• Dataset excerpt:

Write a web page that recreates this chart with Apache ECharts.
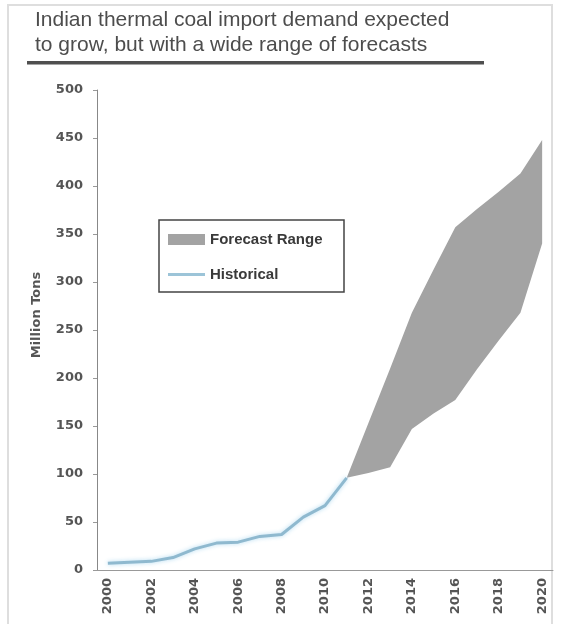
<!DOCTYPE html>
<html>
<head>
<meta charset="utf-8">
<script src="https://cdn.jsdelivr.net/npm/echarts@6/dist/echarts.min.js"></script>
<style>
  html, body { margin: 0; padding: 0; background: #fff; }
  #chart { width: 565px; height: 624px; }
</style>
</head>
<body>
<div id="chart"></div>
<script>
// Years on the horizontal axis
const years = ['2000','2001','2002','2003','2004','2005','2006','2007','2008','2009',
               '2010','2011','2012','2013','2014','2015','2016','2017','2018','2019','2020'];

// Historical imports, million tons (2000-2011)
const historical = [7, 8, 9, 13, 22, 28, 29, 35, 37, 55, 67, 96];

// Forecast envelope, million tons (2011-2020)
const forecastLow  = [96, 101, 107, 147, 163, 177, 209, 239, 268, 340];
const forecastHigh = [96, 153, 210, 268, 313, 357, 376, 394, 413, 448];

// Y-axis ticks
const yTicks = { min: 0, max: 500, step: 50 };

const forecastStart = years.indexOf('2011');
const pad = n => new Array(n).fill(null);
const lowSeries = pad(forecastStart).concat(forecastLow);
const bandSeries = pad(forecastStart).concat(forecastHigh.map((v, i) => v - forecastLow[i]));
const histSeries = historical.concat(pad(years.length - historical.length));

const axisFont = { fontFamily: 'DejaVu Sans', fontWeight: 'bold', fontSize: 13, color: '#555' };

const chart = echarts.init(document.getElementById('chart'), null, { renderer: 'canvas' });
chart.setOption({
  animation: false,
  backgroundColor: '#fff',
  title: {
    text: 'Indian thermal coal import demand expected\nto grow, but with a wide range of forecasts',
    left: 35,
    top: 8,
    padding: 0,
    textStyle: {
      fontFamily: 'Liberation Sans',
      fontWeight: 'normal',
      fontSize: 21,
      lineHeight: 25,
      color: '#4d4d4d'
    }
  },
  graphic: [
    // outer frame
    { type: 'rect', z: -10, silent: true,
      shape: { x: 8, y: 5, width: 544, height: 630 },
      style: { fill: 'none', stroke: '#dedede', lineWidth: 2 } },
    // rule beneath the heading
    { type: 'rect', silent: true,
      shape: { x: 27, y: 61, width: 457, height: 3.5 },
      style: { fill: '#4f4f4f' } },
    // legend frame
    { type: 'rect', silent: true, z: 0,
      shape: { x: 159, y: 220, width: 185, height: 72 },
      style: { fill: '#fff', stroke: '#444', lineWidth: 1.5 } },
    // y-axis title
    { type: 'text', silent: true,
      x: 37, y: 315, rotation: Math.PI / 2,
      style: {
        text: 'Million Tons', fill: '#555',
        font: 'bold 13px "DejaVu Sans"',
        align: 'center', verticalAlign: 'middle'
      } }
  ],
  legend: {
    orient: 'vertical',
    left: 168,
    top: 232,
    padding: 0,
    itemWidth: 37,
    itemHeight: 11,
    itemGap: 20,
    z: 10,
    textStyle: {
      fontFamily: 'Liberation Sans',
      fontWeight: 'bold',
      fontSize: 15,
      lineHeight: 15,
      color: '#3a3a3a'
    },
    data: [
      { name: 'Forecast Range', icon: 'rect' },
      { name: 'Historical', icon: 'path://M0,0 L37,0 L37,3 L0,3 Z' }
    ]
  },
  grid: { left: 97, right: 12, top: 90, bottom: 54, containLabel: false },
  xAxis: {
    type: 'category',
    data: years,
    boundaryGap: true,
    axisLine: { lineStyle: { color: '#999', width: 1 } },
    axisTick: { interval: 1, length: 3, lineStyle: { color: '#999' } },
    axisLabel: Object.assign({ interval: 1, rotate: 90, margin: 8 }, axisFont),
    splitLine: { show: false }
  },
  yAxis: {
    type: 'value',
    min: yTicks.min,
    max: yTicks.max,
    interval: yTicks.step,
    axisLine: { show: true, lineStyle: { color: '#888', width: 1 } },
    axisTick: { show: true, length: 4, lineStyle: { color: '#999' } },
    axisLabel: Object.assign({ margin: 14 }, axisFont),
    splitLine: { show: false }
  },
  series: [
    {
      name: 'low',
      type: 'line',
      stack: 'range',
      data: lowSeries,
      symbol: 'none',
      lineStyle: { opacity: 0 },
      silent: true
    },
    {
      name: 'Forecast Range',
      type: 'line',
      stack: 'range',
      data: bandSeries,
      symbol: 'none',
      color: '#a3a3a3',
      lineStyle: { opacity: 0 },
      areaStyle: { color: '#a3a3a3', opacity: 1 }
    },
    {
      name: 'Historical',
      type: 'line',
      data: histSeries,
      symbol: 'none',
      color: '#9cc4d8',
      z: 5,
      lineStyle: { color: '#8fb9cf', width: 3, shadowBlur: 4, shadowColor: 'rgba(170,215,240,0.9)' }
    }
  ]
});
</script>
</body>
</html>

• Aim:
Repeat the data exactly, excluding the pictures.

• Exercise output:
Write a web page that recreates this chart with Apache ECharts.
<!DOCTYPE html>
<html>
<head>
<meta charset="utf-8">
<script src="https://cdn.jsdelivr.net/npm/echarts@6/dist/echarts.min.js"></script>
<style>
  html, body { margin: 0; padding: 0; background: #fff; }
  #chart { width: 565px; height: 624px; }
</style>
</head>
<body>
<div id="chart"></div>
<script>
// Years on the horizontal axis
const years = ['2000','2001','2002','2003','2004','2005','2006','2007','2008','2009',
               '2010','2011','2012','2013','2014','2015','2016','2017','2018','2019','2020'];

// Historical imports, million tons (2000-2011)
const historical = [7, 8, 9, 13, 22, 28, 29, 35, 37, 55, 67, 96];

// Forecast envelope, million tons (2011-2020)
const forecastLow  = [96, 101, 107, 147, 163, 177, 209, 239, 268, 340];
const forecastHigh = [96, 153, 210, 268, 313, 357, 376, 394, 413, 448];

// Y-axis ticks
const yTicks = { min: 0, max: 500, step: 50 };

const forecastStart = years.indexOf('2011');
const pad = n => new Array(n).fill(null);
const lowSeries = pad(forecastStart).concat(forecastLow);
const bandSeries = pad(forecastStart).concat(forecastHigh.map((v, i) => v - forecastLow[i]));
const histSeries = historical.concat(pad(years.length - historical.length));

const axisFont = { fontFamily: 'DejaVu Sans', fontWeight: 'bold', fontSize: 13, color: '#555' };

const chart = echarts.init(document.getElementById('chart'), null, { renderer: 'canvas' });
chart.setOption({
  animation: false,
  backgroundColor: '#fff',
  title: {
    text: 'Indian thermal coal import demand expected\nto grow, but with a wide range of forecasts',
    left: 35,
    top: 8,
    padding: 0,
    textStyle: {
      fontFamily: 'Liberation Sans',
      fontWeight: 'normal',
      fontSize: 21,
      lineHeight: 25,
      color: '#4d4d4d'
    }
  },
  graphic: [
    // outer frame
    { type: 'rect', z: -10, silent: true,
      shape: { x: 8, y: 5, width: 544, height: 630 },
      style: { fill: 'none', stroke: '#dedede', lineWidth: 2 } },
    // rule beneath the heading
    { type: 'rect', silent: true,
      shape: { x: 27, y: 61, width: 457, height: 3.5 },
      style: { fill: '#4f4f4f' } },
    // legend frame
    { type: 'rect', silent: true, z: 0,
      shape: { x: 159, y: 220, width: 185, height: 72 },
      style: { fill: '#fff', stroke: '#444', lineWidth: 1.5 } },
    // y-axis title
    { type: 'text', silent: true,
      x: 37, y: 315, rotation: Math.PI / 2,
      style: {
        text: 'Million Tons', fill: '#555',
        font: 'bold 13px "DejaVu Sans"',
        align: 'center', verticalAlign: 'middle'
      } }
  ],
  legend: {
    orient: 'vertical',
    left: 168,
    top: 232,
    padding: 0,
    itemWidth: 37,
    itemHeight: 11,
    itemGap: 20,
    z: 10,
    textStyle: {
      fontFamily: 'Liberation Sans',
      fontWeight: 'bold',
      fontSize: 15,
      lineHeight: 15,
      color: '#3a3a3a'
    },
    data: [
      { name: 'Forecast Range', icon: 'rect' },
      { name: 'Historical', icon: 'path://M0,0 L37,0 L37,3 L0,3 Z' }
    ]
  },
  grid: { left: 97, right: 12, top: 90, bottom: 54, containLabel: false },
  xAxis: {
    type: 'category',
    data: years,
    boundaryGap: true,
    axisLine: { lineStyle: { color: '#999', width: 1 } },
    axisTick: { interval: 1, length: 3, lineStyle: { color: '#999' } },
    axisLabel: Object.assign({ interval: 1, rotate: 90, margin: 8 }, axisFont),
    splitLine: { show: false }
  },
  yAxis: {
    type: 'value',
    min: yTicks.min,
    max: yTicks.max,
    interval: yTicks.step,
    axisLine: { show: true, lineStyle: { color: '#888', width: 1 } },
    axisTick: { show: true, length: 4, lineStyle: { color: '#999' } },
    axisLabel: Object.assign({ margin: 14 }, axisFont),
    splitLine: { show: false }
  },
  series: [
    {
      name: 'low',
      type: 'line',
      stack: 'range',
      data: lowSeries,
      symbol: 'none',
      lineStyle: { opacity: 0 },
      silent: true
    },
    {
      name: 'Forecast Range',
      type: 'line',
      stack: 'range',
      data: bandSeries,
      symbol: 'none',
      color: '#a3a3a3',
      lineStyle: { opacity: 0 },
      areaStyle: { color: '#a3a3a3', opacity: 1 }
    },
    {
      name: 'Historical',
      type: 'line',
      data: histSeries,
      symbol: 'none',
      color: '#9cc4d8',
      z: 5,
      lineStyle: { color: '#8fb9cf', width: 3, shadowBlur: 4, shadowColor: 'rgba(170,215,240,0.9)' }
    }
  ]
});
</script>
</body>
</html>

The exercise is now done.